# Need tips on getting shoes



## Vincent (May 25, 2010)

Hello everyone, 

I am new to the sport and I wanted to hear your opinions on the type of golf shoes you would recommend for a person that just started this wonderful sport, so pretty much any advice would be helpful.


----------



## Surtees (Sep 11, 2007)

Welcome to the forum.
Tips for shoes well it can depend on if you have a skinny foot or wide foot. I have a more narrow foot so I brought a par of etonics which suited me and I love then they are comfy and help with a soild stance for my shoots. All the big names are meant to be good Footjoy, Etonic, Adidas, Callaway. Best advice I could give you is go into a golf shop and try a few on.


----------



## Vincent (May 25, 2010)

I appreciate the advice, that's probably what I will do.


----------



## FrogsHair (Mar 4, 2010)

I don't wear golf shoes, preferring instead a good, comfortable hiking shoe, with a some what aggressive sole. One with a wider sole to help with maintaining balance though out my swing. My reasoning is I don't think my knees would do well with spikes, soft or hard. I am not that young anymore, and I need a little slippage of my lead foot on my follow through. That, and my swing speed is not that fast to require a spiked shoe. Now, if I play on a wet, hilly course, or a course that requires soft spikes, I do own, and wear a pair soft spiked shoes. Nike brand, and I probably paid something $39 for them. I probably wear them 2, or 3 times a year. I know I have had this pair 3 or 4 years, and the spikes are still sharp. I also don't wear them on concrete, or asphalt surface very much if I can help it.

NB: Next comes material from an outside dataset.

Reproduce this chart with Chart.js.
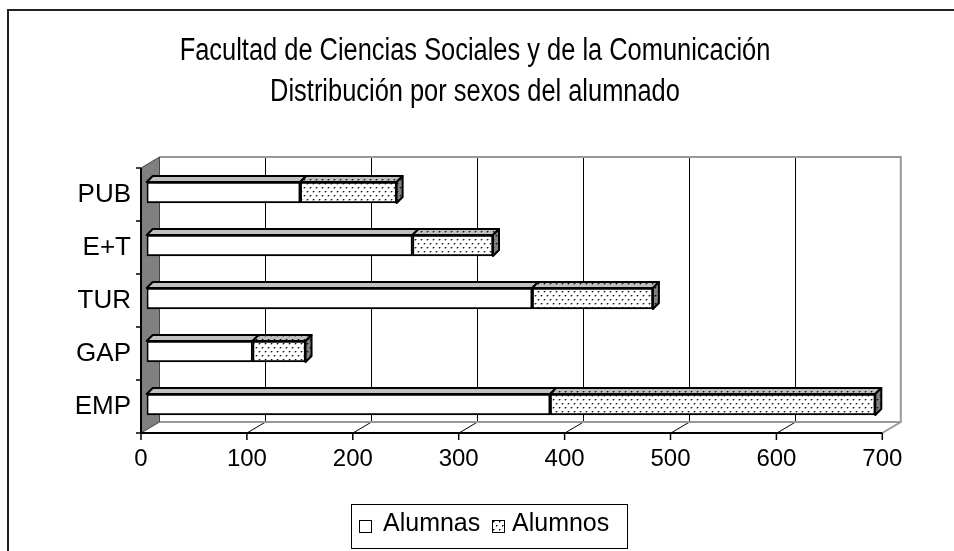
<!DOCTYPE html>
<html>
<head>
<meta charset="utf-8">
<script src="https://cdn.jsdelivr.net/npm/chart.js@4.4.1/dist/chart.umd.min.js"></script>
<style>
    html, body { margin: 0; padding: 0; background: #fff; }
    #wrap { position: relative; width: 954px; height: 551px; }
</style>
</head>
<body>
<div id="wrap"><canvas id="sexChart"></canvas></div>
<script>
const titleLines = ['Facultad de Ciencias Sociales y de la Comunicación', 'Distribución por sexos del alumnado'];
const categories = ['PUB', 'E+T', 'TUR', 'GAP', 'EMP'];
const seriesNames = ['Alumnas', 'Alumnos'];
const alumnas = [145, 251, 364, 100, 381];
const alumnos = [91, 76, 114, 50, 307];
const xTicks = [0, 100, 200, 300, 400, 500, 600, 700];

const FONT = 'Liberation Sans, Arial, sans-serif';
const canvas = document.getElementById('sexChart');
const ctx = canvas.getContext('2d');

// dotted fill like the Excel pattern
function dots(bg) {
    const c = document.createElement('canvas');
    c.width = 6; c.height = 8;
    const g = c.getContext('2d');
    g.fillStyle = bg;
    g.fillRect(0, 0, 6, 8);
    g.fillStyle = '#000';
    g.fillRect(1, 1, 1, 1);
    g.fillRect(4, 5, 1, 1);
    g.fillStyle = 'rgba(0,0,0,0.5)';
    g.fillRect(2, 1, 1, 1);
    g.fillRect(5, 5, 1, 1);
    g.fillRect(1, 2, 1, 1);
    g.fillRect(4, 6, 1, 1);
    return ctx.createPattern(c, 'repeat');
}
const dotsFront = dots('#ffffff');
const dotsTop = dots('#c0c0c0');
const dotsSide = dots('#808080');

// depth offsets: walls, bar depth, bar shift inside the box
const wall = { dx: 18.5, dy: -11 };
const bar3d = { dx: 6, dy: -6 };
const shift = { dx: 5.7, dy: -2 };

function face(c, pts, fill) {
    c.beginPath();
    c.moveTo(pts[0][0], pts[0][1]);
    for (let i = 1; i < pts.length; i++) c.lineTo(pts[i][0], pts[i][1]);
    c.closePath();
    c.fillStyle = fill;
    c.fill();
    c.stroke();
}

const scene3d = {
    id: 'scene3d',
    beforeDraw(chart) {
        const c = chart.ctx;
        const a = chart.chartArea;
        const x = chart.scales.x;
        const L = a.left, R = a.right, T = a.top, B = a.bottom;
        c.save();

        // outer frame (cropped at right / bottom)
        c.strokeStyle = '#222';
        c.lineWidth = 2;
        c.strokeRect(8, 10, 1200, 1200);

        // title, narrow and tall like the original
        c.fillStyle = '#000';
        c.font = '31px ' + FONT;
        c.textAlign = 'center';
        c.textBaseline = 'alphabetic';
        [60, 101].forEach((base, i) => {
            c.save();
            c.translate(475, base);
            c.scale(0.82, 1);
            c.fillText(titleLines[i], 0, 0);
            c.restore();
        });

        // back wall
        c.fillStyle = '#fff';
        c.fillRect(L + wall.dx, T + wall.dy, R - L, B - T);
        c.strokeStyle = '#000';
        c.lineWidth = 1;
        x.ticks.forEach((t, i) => {
            if (i === 0 || i === x.ticks.length - 1) return;
            const px = Math.round(x.getPixelForValue(t.value) + wall.dx) + 0.5;
            c.beginPath();
            c.moveTo(px, T + wall.dy);
            c.lineTo(px, B + wall.dy);
            c.stroke();
            // floor diagonal
            c.beginPath();
            c.moveTo(px - wall.dx, B);
            c.lineTo(px, B + wall.dy);
            c.stroke();
        });
        c.strokeStyle = '#999';
        c.lineWidth = 2;
        c.beginPath();
        c.moveTo(L + wall.dx, T + wall.dy);
        c.lineTo(R + wall.dx, T + wall.dy);
        c.lineTo(R + wall.dx, B + wall.dy);
        c.lineTo(R, B);
        c.moveTo(L + wall.dx, B + wall.dy);
        c.lineTo(R + wall.dx, B + wall.dy);
        c.stroke();

        // left wall
        c.strokeStyle = '#444';
        c.lineWidth = 1;
        face(c, [[L, T], [L + wall.dx, T + wall.dy], [L + wall.dx, B + wall.dy], [L, B]], '#808080');

        // front axes
        c.strokeStyle = '#000';
        c.lineWidth = 2;
        c.beginPath();
        c.moveTo(L, T);
        c.lineTo(L, B);
        c.lineTo(R, B);
        c.stroke();
        c.lineWidth = 1.5;
        x.ticks.forEach(t => {
            const px = x.getPixelForValue(t.value);
            c.beginPath();
            c.moveTo(px, B);
            c.lineTo(px, B + 7);
            c.stroke();
        });
        const n = categories.length;
        for (let i = 0; i <= n; i++) {
            const py = T + i * (B - T) / n;
            c.beginPath();
            c.moveTo(L - 5, py);
            c.lineTo(L, py);
            c.stroke();
        }
        c.restore();
    },
    beforeDatasetsDraw(chart) {
        const c = chart.ctx;
        c.save();
        c.translate(shift.dx, shift.dy);
        c.strokeStyle = '#000';
        c.lineWidth = 2;
        c.lineJoin = 'round';
        const last = chart.data.datasets.length - 1;
        chart.data.datasets.forEach((ds, di) => {
            chart.getDatasetMeta(di).data.forEach(el => {
                const p = el.getProps(['x', 'y', 'base', 'height'], true);
                const x0 = Math.min(p.base, p.x), x1 = Math.max(p.base, p.x);
                const yT = p.y - p.height / 2, yB = p.y + p.height / 2;
                face(c, [[x0, yT], [x1, yT], [x1 + bar3d.dx, yT + bar3d.dy], [x0 + bar3d.dx, yT + bar3d.dy]],
                    di === 0 ? '#c0c0c0' : dotsTop);
                if (di === last) {
                    face(c, [[x1, yT], [x1 + bar3d.dx, yT + bar3d.dy], [x1 + bar3d.dx, yB + bar3d.dy], [x1, yB]], dotsSide);
                }
            });
        });
    },
    afterDatasetsDraw(chart) {
        chart.ctx.restore();
    },
    afterDraw(chart) {
        const c = chart.ctx;
        c.save();
        // legend box
        c.strokeStyle = '#000';
        c.lineWidth = 1;
        c.strokeRect(351.5, 504.5, 276, 44);
        c.font = '25px ' + FONT;
        c.textBaseline = 'alphabetic';
        const marks = [
            { bx: 359, tx: 383, fill: '#fff' },
            { bx: 492, tx: 512, fill: dotsFront }
        ];
        seriesNames.forEach((name, i) => {
            const m = marks[i];
            c.fillStyle = m.fill;
            c.fillRect(m.bx + 0.5, 520.5, 12, 12);
            c.strokeRect(m.bx + 0.5, 520.5, 12, 12);
            c.fillStyle = '#000';
            c.fillText(name, m.tx, 531);
        });
        c.restore();
    }
};

new Chart(ctx, {
    type: 'bar',
    data: {
        labels: categories,
        datasets: [{
            label: seriesNames[0],
            data: alumnas,
            backgroundColor: '#ffffff',
            borderColor: '#000',
            borderWidth: 2,
            borderSkipped: false,
            barThickness: 21
        }, {
            label: seriesNames[1],
            data: alumnos,
            backgroundColor: dotsFront,
            borderColor: '#000',
            borderWidth: 2,
            borderSkipped: false,
            barThickness: 21
        }]
    },
    options: {
        indexAxis: 'y',
        responsive: true,
        maintainAspectRatio: false,
        animation: false,
        layout: { padding: { left: 0, right: 71.7, top: 168, bottom: 0 } },
        scales: {
            x: {
                stacked: true,
                min: xTicks[0],
                max: xTicks[xTicks.length - 1],
                ticks: { stepSize: xTicks[1] - xTicks[0], color: '#000', padding: 12, font: { size: 24, family: FONT } },
                grid: { display: false, drawTicks: false },
                border: { display: false },
                afterFit: s => { s.height = 118; }
            },
            y: {
                stacked: true,
                ticks: { color: '#000', padding: 10, font: { size: 26, family: FONT } },
                grid: { display: false, drawTicks: false },
                border: { display: false },
                afterFit: s => { s.width = 141; }
            }
        },
        plugins: {
            title: { display: false },
            legend: { display: false },
            tooltip: { enabled: false }
        }
    },
    plugins: [scene3d]
});
</script>
</body>
</html>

I also believe that golfers who do not know how to walk on greens with spiked shoes, should not wear them. These people need to learn to pick their feet up when they walk, and make turns.


----------



## Cajun (Jan 17, 2010)

I agree with Frog here, I wear Merrell low quarter hiking shoes. They give me the traction I need and are much more comfortable than any golf shoe I've tried. They're also waterproof, just like most golf shoes, which is helpful. That's if I'm walking, if I'm carting, I wear high top Chuck Taylors, they have always been my favorite golf shoe, they just don't offer me enough support for walking anymore.


----------



## Surtees (Sep 11, 2007)

I used to just wear a good comfy supportive shoe which worke.the biggest difference/improvement I found was that wearing golf shoes helped make my driving stance a lot more stable and more consistant.


----------



## Vincent (May 25, 2010)

Interesting, I guess the best way to find out is to experiment with different sorts of shoes. I didn't know that hiking shoes could work for golf also didn't know there was a proper way to walk on green with spiked shoes, very helpful.


----------



## Cajun (Jan 17, 2010)

Yep, and so far I have not had any complants from course marshals about my footwear. They have appeared to be even easier on the courses than soft spikes. These are what I'm currently wearing (last years model but same shoe basically).

http://img.wolverineworldwide.com/i...?op_usm=0.5,1&wid=1135&hei=629&qlt=70&fmt=jpg

I'm thinking about getting some of these for summer.


----------



## FrogsHair (Mar 4, 2010)

Don't get me wrong. For some golfers with higher swing speeds, they should wear spiked shoes for maintaining balance. I just prefer a walking/hiking shoe for comfort, physical health for my knees, and back. Plus my driver swing speed is not that fast to cause me balance issues. I sometimes play the local 9 hole muni par 3 wearing sandals. Heck, I'd probably play bare footed if not for all the chemicals the course supts use to keep the turf healthy.


----------



## Cajun (Jan 17, 2010)

What he said. I can get away with the same sort of shoes as Frog because I only swing the club about 85-90 MPH.


----------